[Code that draws figures]
*-*-*

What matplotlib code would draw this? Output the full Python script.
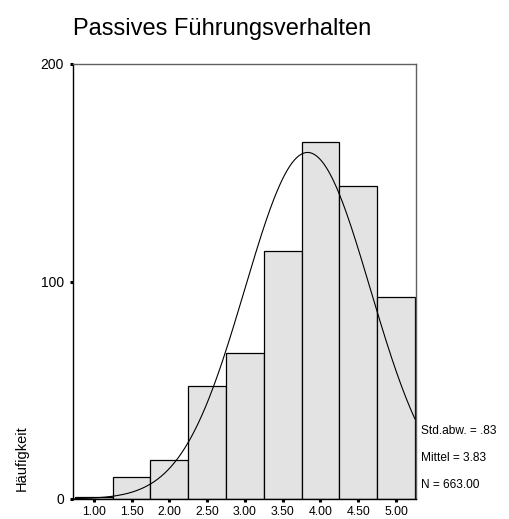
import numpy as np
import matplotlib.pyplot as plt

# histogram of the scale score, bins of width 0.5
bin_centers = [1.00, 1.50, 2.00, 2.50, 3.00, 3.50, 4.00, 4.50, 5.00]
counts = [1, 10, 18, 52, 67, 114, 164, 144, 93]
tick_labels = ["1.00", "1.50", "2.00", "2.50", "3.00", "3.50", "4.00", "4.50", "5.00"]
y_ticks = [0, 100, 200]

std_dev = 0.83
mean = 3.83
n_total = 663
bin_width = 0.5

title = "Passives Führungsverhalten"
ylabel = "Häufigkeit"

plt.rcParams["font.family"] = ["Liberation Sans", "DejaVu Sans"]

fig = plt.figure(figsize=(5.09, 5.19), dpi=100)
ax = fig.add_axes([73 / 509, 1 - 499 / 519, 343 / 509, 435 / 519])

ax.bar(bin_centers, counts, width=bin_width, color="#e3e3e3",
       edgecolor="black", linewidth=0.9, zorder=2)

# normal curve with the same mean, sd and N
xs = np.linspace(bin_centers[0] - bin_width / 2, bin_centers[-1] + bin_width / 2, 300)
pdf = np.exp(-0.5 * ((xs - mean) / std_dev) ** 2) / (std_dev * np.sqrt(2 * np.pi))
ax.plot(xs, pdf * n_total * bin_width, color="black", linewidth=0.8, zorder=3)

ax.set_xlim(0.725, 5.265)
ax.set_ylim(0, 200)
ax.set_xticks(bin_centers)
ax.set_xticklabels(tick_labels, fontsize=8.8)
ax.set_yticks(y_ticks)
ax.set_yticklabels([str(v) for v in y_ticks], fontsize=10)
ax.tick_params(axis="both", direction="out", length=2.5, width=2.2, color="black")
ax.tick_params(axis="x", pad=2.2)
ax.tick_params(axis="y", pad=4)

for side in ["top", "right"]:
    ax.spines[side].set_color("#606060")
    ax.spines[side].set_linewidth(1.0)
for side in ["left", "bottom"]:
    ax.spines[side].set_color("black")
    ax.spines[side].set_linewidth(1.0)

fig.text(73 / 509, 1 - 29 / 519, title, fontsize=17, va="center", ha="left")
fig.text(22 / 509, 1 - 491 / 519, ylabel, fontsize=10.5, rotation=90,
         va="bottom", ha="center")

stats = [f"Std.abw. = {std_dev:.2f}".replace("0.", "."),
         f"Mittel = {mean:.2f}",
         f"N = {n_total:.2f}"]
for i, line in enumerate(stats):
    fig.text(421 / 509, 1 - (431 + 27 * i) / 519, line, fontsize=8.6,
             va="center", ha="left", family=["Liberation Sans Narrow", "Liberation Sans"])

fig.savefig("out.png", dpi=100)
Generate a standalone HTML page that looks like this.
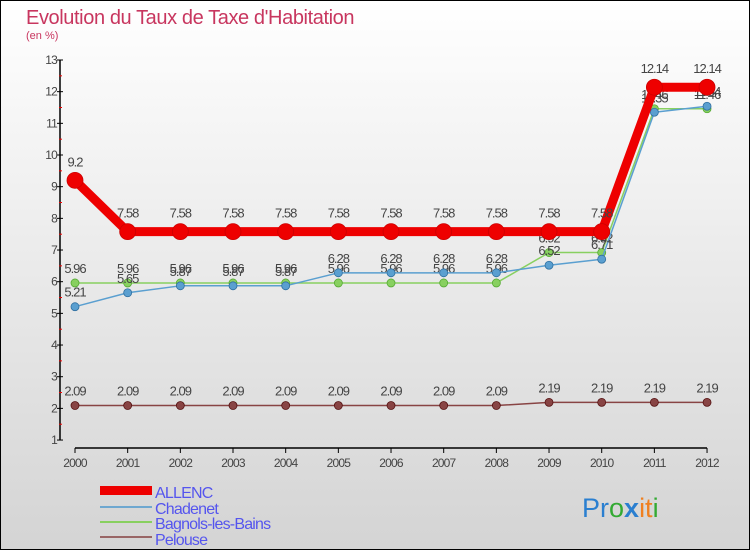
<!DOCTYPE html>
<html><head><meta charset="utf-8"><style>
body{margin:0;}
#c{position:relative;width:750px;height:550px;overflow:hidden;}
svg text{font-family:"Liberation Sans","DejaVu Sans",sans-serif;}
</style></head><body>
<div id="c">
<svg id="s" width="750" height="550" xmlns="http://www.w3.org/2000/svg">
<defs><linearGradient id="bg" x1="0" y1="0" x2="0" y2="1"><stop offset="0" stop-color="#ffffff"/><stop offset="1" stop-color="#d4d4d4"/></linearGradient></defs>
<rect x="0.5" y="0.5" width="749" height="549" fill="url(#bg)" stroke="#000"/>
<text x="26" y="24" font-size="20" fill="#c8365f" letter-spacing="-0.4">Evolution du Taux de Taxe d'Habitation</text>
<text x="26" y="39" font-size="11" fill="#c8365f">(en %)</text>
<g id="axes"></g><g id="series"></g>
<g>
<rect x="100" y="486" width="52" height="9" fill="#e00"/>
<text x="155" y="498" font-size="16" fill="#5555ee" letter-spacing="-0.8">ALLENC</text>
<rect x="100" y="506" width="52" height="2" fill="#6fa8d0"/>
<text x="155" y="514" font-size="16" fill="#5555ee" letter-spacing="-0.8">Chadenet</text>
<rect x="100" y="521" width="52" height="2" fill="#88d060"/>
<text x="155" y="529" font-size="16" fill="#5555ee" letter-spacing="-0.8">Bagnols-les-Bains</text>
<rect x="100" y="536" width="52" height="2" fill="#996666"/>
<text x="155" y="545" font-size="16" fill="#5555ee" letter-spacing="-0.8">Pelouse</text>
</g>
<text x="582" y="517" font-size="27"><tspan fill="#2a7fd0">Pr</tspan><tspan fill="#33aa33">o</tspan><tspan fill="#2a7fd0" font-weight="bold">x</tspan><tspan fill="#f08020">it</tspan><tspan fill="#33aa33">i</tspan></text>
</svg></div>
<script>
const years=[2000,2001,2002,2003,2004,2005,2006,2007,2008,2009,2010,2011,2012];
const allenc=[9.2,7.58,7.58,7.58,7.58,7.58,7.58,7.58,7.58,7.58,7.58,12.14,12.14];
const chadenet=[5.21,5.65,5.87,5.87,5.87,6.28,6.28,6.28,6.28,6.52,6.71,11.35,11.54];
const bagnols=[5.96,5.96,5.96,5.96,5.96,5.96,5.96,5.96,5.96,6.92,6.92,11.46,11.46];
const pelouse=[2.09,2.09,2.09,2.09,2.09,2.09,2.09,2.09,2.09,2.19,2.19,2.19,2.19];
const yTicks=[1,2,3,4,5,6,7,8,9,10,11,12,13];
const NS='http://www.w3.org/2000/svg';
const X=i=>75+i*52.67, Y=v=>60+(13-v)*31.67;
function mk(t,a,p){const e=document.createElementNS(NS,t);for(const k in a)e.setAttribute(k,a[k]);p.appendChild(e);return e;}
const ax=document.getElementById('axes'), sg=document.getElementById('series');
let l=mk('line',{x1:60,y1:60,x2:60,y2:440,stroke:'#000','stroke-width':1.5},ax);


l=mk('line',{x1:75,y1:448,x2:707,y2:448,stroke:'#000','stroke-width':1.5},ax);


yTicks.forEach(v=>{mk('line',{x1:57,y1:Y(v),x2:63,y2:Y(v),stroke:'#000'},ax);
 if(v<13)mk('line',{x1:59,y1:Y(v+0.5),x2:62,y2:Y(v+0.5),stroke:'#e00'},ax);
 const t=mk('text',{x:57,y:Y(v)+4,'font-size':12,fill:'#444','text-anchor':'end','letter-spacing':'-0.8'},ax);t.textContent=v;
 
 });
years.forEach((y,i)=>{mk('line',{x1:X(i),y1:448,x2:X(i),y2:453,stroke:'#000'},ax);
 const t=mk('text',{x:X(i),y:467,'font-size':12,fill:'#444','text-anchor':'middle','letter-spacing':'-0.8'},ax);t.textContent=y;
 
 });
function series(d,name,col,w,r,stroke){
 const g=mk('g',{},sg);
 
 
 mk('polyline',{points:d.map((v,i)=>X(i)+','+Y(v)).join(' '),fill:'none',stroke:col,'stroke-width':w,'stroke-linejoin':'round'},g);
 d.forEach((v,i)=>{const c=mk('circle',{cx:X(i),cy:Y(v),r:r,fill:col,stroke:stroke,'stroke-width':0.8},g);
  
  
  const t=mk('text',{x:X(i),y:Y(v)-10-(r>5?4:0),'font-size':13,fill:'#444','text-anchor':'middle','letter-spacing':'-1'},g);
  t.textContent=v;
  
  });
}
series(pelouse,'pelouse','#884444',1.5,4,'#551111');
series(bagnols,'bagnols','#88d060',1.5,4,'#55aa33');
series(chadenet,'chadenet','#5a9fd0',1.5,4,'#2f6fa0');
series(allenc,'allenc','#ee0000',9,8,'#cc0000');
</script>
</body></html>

*-*-*

--- Task statement ---
Everything from the first line of the records through the line containing "import matplotlib.pyplot as plt" should be reproduced exactly, apart from the pictures.

--- Task solution ---
What matplotlib code would draw this? Output the full Python script.
import numpy as np
import matplotlib.pyplot as plt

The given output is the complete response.